▶ [BRIEF]: Everything from the first line of the data through the line with "ln.set_clip_on(False)" is to be echoed exactly, minus the pictures.

▶ [INFORMATION PROVIDED]:
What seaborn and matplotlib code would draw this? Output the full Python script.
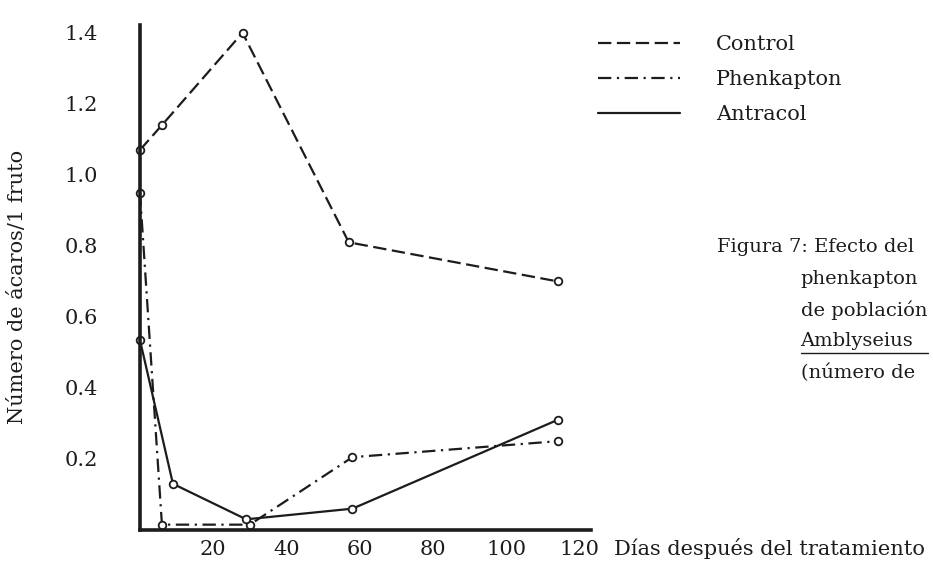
import matplotlib
matplotlib.use("Agg")
import matplotlib.pyplot as plt
from matplotlib.lines import Line2D
import pandas as pd
import seaborn as sns

# valores (dias despues del tratamiento, acaros por fruto)
control_dias = [0, 6, 28, 57, 114]
control_val = [1.07, 1.14, 1.40, 0.81, 0.70]
phenkapton_dias = [0, 6, 30, 58, 114]
phenkapton_val = [0.95, 0.015, 0.015, 0.205, 0.25]
antracol_dias = [0, 9, 29, 58, 114]
antracol_val = [0.535, 0.13, 0.03, 0.06, 0.31]

tratamientos = ["Control", "Phenkapton", "Antracol"]
x_ticks = [20, 40, 60, 80, 100, 120]
y_ticks = [0.2, 0.4, 0.6, 0.8, 1.0, 1.2, 1.4]
y_labels = ["0.2", "0.4", "0.6", "0.8", "1.0", "1.2", "1.4"]

caption = ["Figura 7: Efecto del", "phenkapton", "de población",
           "Amblyseius", "(número de"]

df = pd.concat([
    pd.DataFrame({"dia": control_dias, "valor": control_val, "tratamiento": "Control"}),
    pd.DataFrame({"dia": phenkapton_dias, "valor": phenkapton_val, "tratamiento": "Phenkapton"}),
    pd.DataFrame({"dia": antracol_dias, "valor": antracol_val, "tratamiento": "Antracol"}),
], ignore_index=True)

sns.set_theme(style="white")
plt.rcParams["font.family"] = ["DejaVu Serif", "DejaVu Sans"]

ink = "#1c1c1c"
fs = 15
dash_styles = {"Control": (6, 2.5), "Phenkapton": (6, 2.5, 1, 2.5), "Antracol": ""}

fig = plt.figure(figsize=(9.33, 5.77), dpi=100)
ax = fig.add_axes([0.150, 0.0815, 0.483, 0.8755])

sns.lineplot(data=df, x="dia", y="valor", style="tratamiento", style_order=tratamientos,
             dashes=dash_styles, markers={t: "o" for t in tratamientos},
             color=ink, linewidth=1.6, markersize=5.5, markerfacecolor="white",
             markeredgecolor=ink, markeredgewidth=1.3,
             estimator=None, sort=False, legend=False, ax=ax)
for ln in ax.lines:
    ln.set_clip_on(False)

ax.set_xlim(0, 123)
ax.set_ylim(0, 1.4225)
ax.set_xticks(x_ticks)
ax.set_xticklabels([str(t) for t in x_ticks])
ax.set_yticks(y_ticks)
ax.set_yticklabels(y_labels)
ax.tick_params(axis="y", direction="in", length=6, width=1.5, color=ink,
               pad=30, labelsize=fs, labelcolor=ink)
ax.tick_params(axis="x", direction="in", length=6, width=1.5, color=ink,
               pad=7, labelsize=fs, labelcolor=ink)
ax.set_xlabel("")
ax.set_ylabel("")
sns.despine(ax=ax)
for side in ["left", "bottom"]:
    ax.spines[side].set_linewidth(2.6)
    ax.spines[side].set_color(ink)

# etiquetas de ejes como en el original
fig.text(0.658, 0.050, "Días después del tratamiento", fontsize=fs,
         color=ink, ha="left", va="center")
fig.text(0.019, 0.503, "Número de ácaros/1 fruto", fontsize=fs, color=ink,
         rotation=90, ha="center", va="center")

# leyenda sin marcadores
handles = [Line2D([], [], color=ink, linewidth=1.6,
                  linestyle=(0, dash_styles[t]) if dash_styles[t] else "-")
           for t in tratamientos]
fig.legend(handles, tratamientos, loc="upper left", bbox_to_anchor=(0.621, 0.972),
           frameon=False, fontsize=fs, handlelength=3.95, handletextpad=1.7,
           labelspacing=0.78, labelcolor=ink)

# pie de figura, pegado al borde derecho
cap_fs = 14
fig.text(0.768, 1 - 247 / 577, caption[0], fontsize=cap_fs, color=ink, va="center")
line_y = [279, 310, 341, 373]
for txt, yy in zip(caption[1:], line_y):
    fig.text(0.858, 1 - yy / 577, txt, fontsize=cap_fs, color=ink, va="center")
fig.add_artist(Line2D([0.858, 0.995], [1 - 353 / 577, 1 - 353 / 577],
                      color=ink, linewidth=1.0, transform=fig.transFigure))

fig.savefig("out.png", dpi=100)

▶ [OUTPUT OF THE TASK]:
What seaborn and matplotlib code would draw this? Output the full Python script.
import matplotlib
matplotlib.use("Agg")
import matplotlib.pyplot as plt
from matplotlib.lines import Line2D
import pandas as pd
import seaborn as sns

# valores (dias despues del tratamiento, acaros por fruto)
control_dias = [0, 6, 28, 57, 114]
control_val = [1.07, 1.14, 1.40, 0.81, 0.70]
phenkapton_dias = [0, 6, 30, 58, 114]
phenkapton_val = [0.95, 0.015, 0.015, 0.205, 0.25]
antracol_dias = [0, 9, 29, 58, 114]
antracol_val = [0.535, 0.13, 0.03, 0.06, 0.31]

tratamientos = ["Control", "Phenkapton", "Antracol"]
x_ticks = [20, 40, 60, 80, 100, 120]
y_ticks = [0.2, 0.4, 0.6, 0.8, 1.0, 1.2, 1.4]
y_labels = ["0.2", "0.4", "0.6", "0.8", "1.0", "1.2", "1.4"]

caption = ["Figura 7: Efecto del", "phenkapton", "de población",
           "Amblyseius", "(número de"]

df = pd.concat([
    pd.DataFrame({"dia": control_dias, "valor": control_val, "tratamiento": "Control"}),
    pd.DataFrame({"dia": phenkapton_dias, "valor": phenkapton_val, "tratamiento": "Phenkapton"}),
    pd.DataFrame({"dia": antracol_dias, "valor": antracol_val, "tratamiento": "Antracol"}),
], ignore_index=True)

sns.set_theme(style="white")
plt.rcParams["font.family"] = ["DejaVu Serif", "DejaVu Sans"]

ink = "#1c1c1c"
fs = 15
dash_styles = {"Control": (6, 2.5), "Phenkapton": (6, 2.5, 1, 2.5), "Antracol": ""}

fig = plt.figure(figsize=(9.33, 5.77), dpi=100)
ax = fig.add_axes([0.150, 0.0815, 0.483, 0.8755])

sns.lineplot(data=df, x="dia", y="valor", style="tratamiento", style_order=tratamientos,
             dashes=dash_styles, markers={t: "o" for t in tratamientos},
             color=ink, linewidth=1.6, markersize=5.5, markerfacecolor="white",
             markeredgecolor=ink, markeredgewidth=1.3,
             estimator=None, sort=False, legend=False, ax=ax)
for ln in ax.lines:
    ln.set_clip_on(False)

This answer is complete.